Two bodies of mass 1 kg and 3 kg have position vectors $$\hat{i} + 2\hat{j} + \hat{k}$$ and $$-3\hat{i} - 2\hat{j} + \hat{k}$$ respectively. The magnitude of position vector of centre of mass of this system will be similar to the magnitude of vector:

We have two bodies of masses $$m_1 = 1$$ kg and $$m_2 = 3$$ kg with position vectors $$\vec{r}_1 = \hat{i} + 2\hat{j} + \hat{k}$$ and $$\vec{r}_2 = -3\hat{i} - 2\hat{j} + \hat{k}$$ respectively.

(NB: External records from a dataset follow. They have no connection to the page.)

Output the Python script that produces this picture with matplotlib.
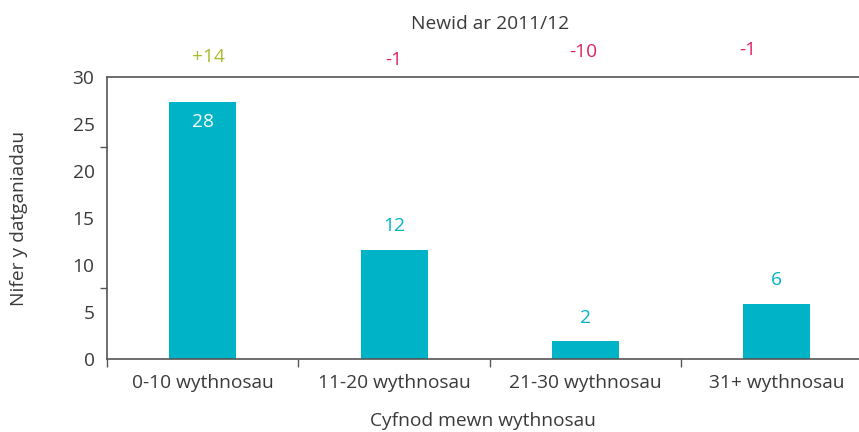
import matplotlib
matplotlib.use('Agg')
import matplotlib.pyplot as plt
from matplotlib.ticker import MultipleLocator

# Data
categories = ['0-10 wythnosau', '11-20 wythnosau', '21-30 wythnosau', '31+ wythnosau']
bar_heights = [27.3, 11.6, 1.9, 5.9]
bar_labels = ['28', '12', '2', '6']
changes = ['+14', '-1', '-10', '-1']

# Colours
bar_color = '#00b3c7'
text_color = '#3a3a3a'
up_color = '#a9bc2a'
down_color = '#e1245f'

plt.rcParams['font.family'] = ['Open Sans', 'DejaVu Sans']
fs = 13.8

fig = plt.figure(figsize=(8.59, 4.32), dpi=100)
ax = fig.add_axes([0.1246, 0.169, 0.8754, 0.653])

x = list(range(len(categories)))
ax.bar(x, bar_heights, width=0.35, color=bar_color, zorder=2)

ax.set_ylim(0, 30)
ax.set_xlim(-0.5, 3.43)

# labels every 5, tick marks every 7.5 (as in the original)
ax.yaxis.set_major_locator(MultipleLocator(5))
ax.yaxis.set_minor_locator(MultipleLocator(7.5))
ax.tick_params(axis='y', which='major', length=0, pad=9, labelsize=fs, labelcolor=text_color)
ax.tick_params(axis='y', which='minor', length=5, width=1, color='#555555')

ax.set_xticks(x)
ax.set_xticklabels(categories, fontsize=fs, color=text_color)
ax.set_xticks([i - 0.5 for i in range(len(categories))], minor=True)
ax.tick_params(axis='x', which='major', length=0, pad=11)
ax.tick_params(axis='x', which='minor', length=6, width=1, color='#555555')

ax.spines['right'].set_visible(False)
for side in ['left', 'bottom', 'top']:
    ax.spines[side].set_color('#555555')
    ax.spines[side].set_linewidth(1.2)

ax.set_xlabel('Cyfnod mewn wythnosau', fontsize=fs, color=text_color, labelpad=14)
ax.set_ylabel('Nifer y datganiadau', fontsize=fs, color=text_color, labelpad=32)

# value labels
for i, (h, lab) in enumerate(zip(bar_heights, bar_labels)):
    if h > 20:
        ax.annotate(lab, (i, h), xytext=(0, -14), textcoords='offset points',
                    ha='center', va='center', color='white', fontsize=fs)
    else:
        ax.annotate(lab, (i, h), xytext=(0, 17), textcoords='offset points',
                    ha='center', va='center', color=bar_color, fontsize=fs)

# change since 2011/12
change_pos = [(0.03, 32.1), (1.0, 31.8), (1.99, 32.7), (2.85, 32.9)]
for (cx, cy), c in zip(change_pos, changes):
    col = up_color if c.startswith('+') else down_color
    ax.text(cx, cy, c, ha='center', va='center', color=col, fontsize=fs, clip_on=False)

fig.text(0.57, 0.945, 'Newid ar 2011/12', ha='center', va='center', fontsize=fs, color=text_color)

fig.savefig('out.png', dpi=100)
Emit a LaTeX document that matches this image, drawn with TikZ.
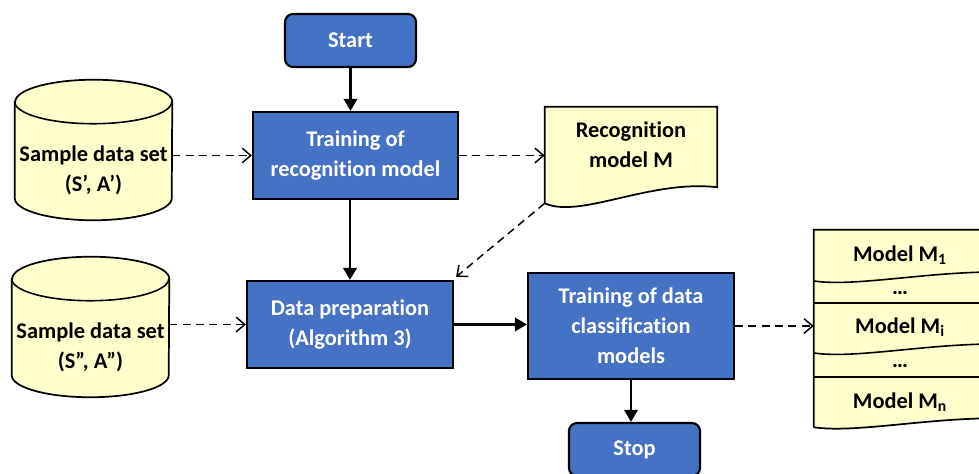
\documentclass[tikz,border=0pt]{standalone}
\usepackage{fontspec}
\setmainfont{Carlito}[Ligatures=NoCommon]
\usetikzlibrary{arrows.meta,positioning,calc}
\definecolor{fcblue}{HTML}{4472C4}
\definecolor{fcyellow}{HTML}{FFFFCC}

\begin{document}
\begin{tikzpicture}[
  x=0.75pt, y=0.75pt,
  font=\fontsize{16.8}{22.5}\selectfont\bfseries,
  proc/.style={draw=black, line width=1.6pt, fill=fcblue, text=white, align=center, inner sep=0pt},
  term/.style={proc, rounded corners=6pt, minimum width=98.25pt, minimum height=39.75pt},
  hold/.style={inner sep=0pt, draw=none},
  lbl/.style={align=center, inner sep=0pt},
  shp/.style={draw=black, line width=1.3pt, fill=fcyellow},
  sep/.style={draw=black, line width=1.2pt},
  arr/.style={-{Triangle[length=9pt,width=10pt]}, line width=2pt},
  darr/.style={-{Straight Barb[length=6.5pt,width=11pt]}, line width=1.1pt, dash pattern=on 6pt off 4pt}
]
\clip (0,0) rectangle (979,474);

% ── Process boxes ─────────────────────────────────────────────
\node[term] (start) at (350.5,433.5) {Start};
\node[proc, minimum width=153.75pt, minimum height=65.25pt] (train) at (355.5,318.5) {Training of\\recognition model};
\node[proc, minimum width=154.5pt, minimum height=65.25pt] (prep) at (350,149.5) {Data preparation\\(Algorithm 3)};
\node[proc, minimum width=154.5pt, minimum height=79.5pt] (cls) at (631,148) {Training of data\\classification\\models};
\node[term] (stop) at (634.5,24.5) {Stop};

% ── Sample data sets ──────────────────────────────────────────
\node[hold, minimum width=117.75pt, minimum height=105pt] (set1) at (93.5,324) {};
\node[hold, minimum width=117.75pt, minimum height=105pt] (set2) at (90.5,147) {};
\foreach \c in {set1,set2}{
  \draw[shp] ($(\c.north west)+(0,-22)$) -- ($(\c.south west)+(0,22)$)
    arc[start angle=180, end angle=360, x radius=78.5, y radius=22]
    -- ($(\c.north east)+(0,-22)$)
    arc[start angle=0, end angle=180, x radius=78.5, y radius=22] -- cycle;
  \draw[sep] ($(\c.north west)+(0,-22)$) arc[start angle=180, end angle=360, x radius=78.5, y radius=22];
}
\node[lbl] (set1txt) at (93.5,304) {Sample data set\\(S’, A’)};
\node[lbl] (set2txt) at (90.5,126.5) {Sample data set\\(S”, A”)};

% ── Recognition model document ────────────────────────────────
\node[hold, minimum width=129pt, minimum height=72pt] (recog) at (631,319) {};
\draw[shp] (recog.south west) -- (recog.north west) -- (recog.north east)
  -- ($(recog.south east)+(0,16)$) .. controls +(-67,8) and +(35,-16) .. (recog.south west);
\node[lbl] (recogtxt) at (631,329) {Recognition\\model M};

% ── Model stack ───────────────────────────────────────────────
\node[hold, minimum width=135.75pt, minimum height=147.75pt] (models) at (904.5,145.5) {};
\draw[shp] (models.south west) -- (models.north west) -- (models.north east)
  -- ($(models.south east)+(0,9)$) .. controls +(-70,0) and +(40,-6) .. (models.south west);
\draw[sep] (814,193) .. controls (854,187) and (925,202) .. (995,202);
\draw[sep] (814,171) -- (995,171);
\draw[sep] (814,121) .. controls (854,115) and (925,130) .. (995,130);
\draw[sep] (814,97) -- (995,97);
\node[lbl] (m1) at (900,219) {Model M\textsubscript{1}};
\node[lbl] (d1) at (900,181) {\ldots};
\node[lbl] (mi) at (900,147) {Model M\textsubscript{i}};
\node[lbl] (d2) at (900,108) {\ldots};
\node[lbl] (mn) at (900,72) {Model M\textsubscript{n}};

% ── Arrows ────────────────────────────────────────────────────
\draw[arr] (start) -- (start |- train.north);
\draw[arr] (prep.north |- train.south) -- (prep.north);
\draw[arr] (prep) -- (prep -| cls.west);
\draw[arr] (cls) -- (cls |- stop.north);
\draw[darr] (set1.east |- train) -- (train.west);
\draw[darr] (train) -- (train -| recog.west);
\draw[darr] (recog.south west) -- ($(prep.north east)+(2,3)$);
\draw[darr] (set2.east |- prep) -- (prep.west);
\draw[darr] (cls) -- (cls -| models.west);
\end{tikzpicture}
\end{document}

The position vector of the centre of mass is $$\vec{r}_{cm} = \frac{m_1\vec{r}_1 + m_2\vec{r}_2}{m_1 + m_2} = \frac{1(\hat{i} + 2\hat{j} + \hat{k}) + 3(-3\hat{i} - 2\hat{j} + \hat{k})}{1 + 3}$$.

Computing the numerator: $$(1 - 9)\hat{i} + (2 - 6)\hat{j} + (1 + 3)\hat{k} = -8\hat{i} - 4\hat{j} + 4\hat{k}$$.

Dividing by 4: $$\vec{r}_{cm} = -2\hat{i} - \hat{j} + \hat{k}$$.

The magnitude is $$|\vec{r}_{cm}| = \sqrt{(-2)^2 + (-1)^2 + 1^2} = \sqrt{4 + 1 + 1} = \sqrt{6}$$.

Now we check the magnitudes of each option. For Option A: $$\hat{i} - 2\hat{j} + \hat{k}$$, the magnitude is $$\sqrt{1 + 4 + 1} = \sqrt{6}$$. This matches our answer.

Hence, the correct answer is Option A.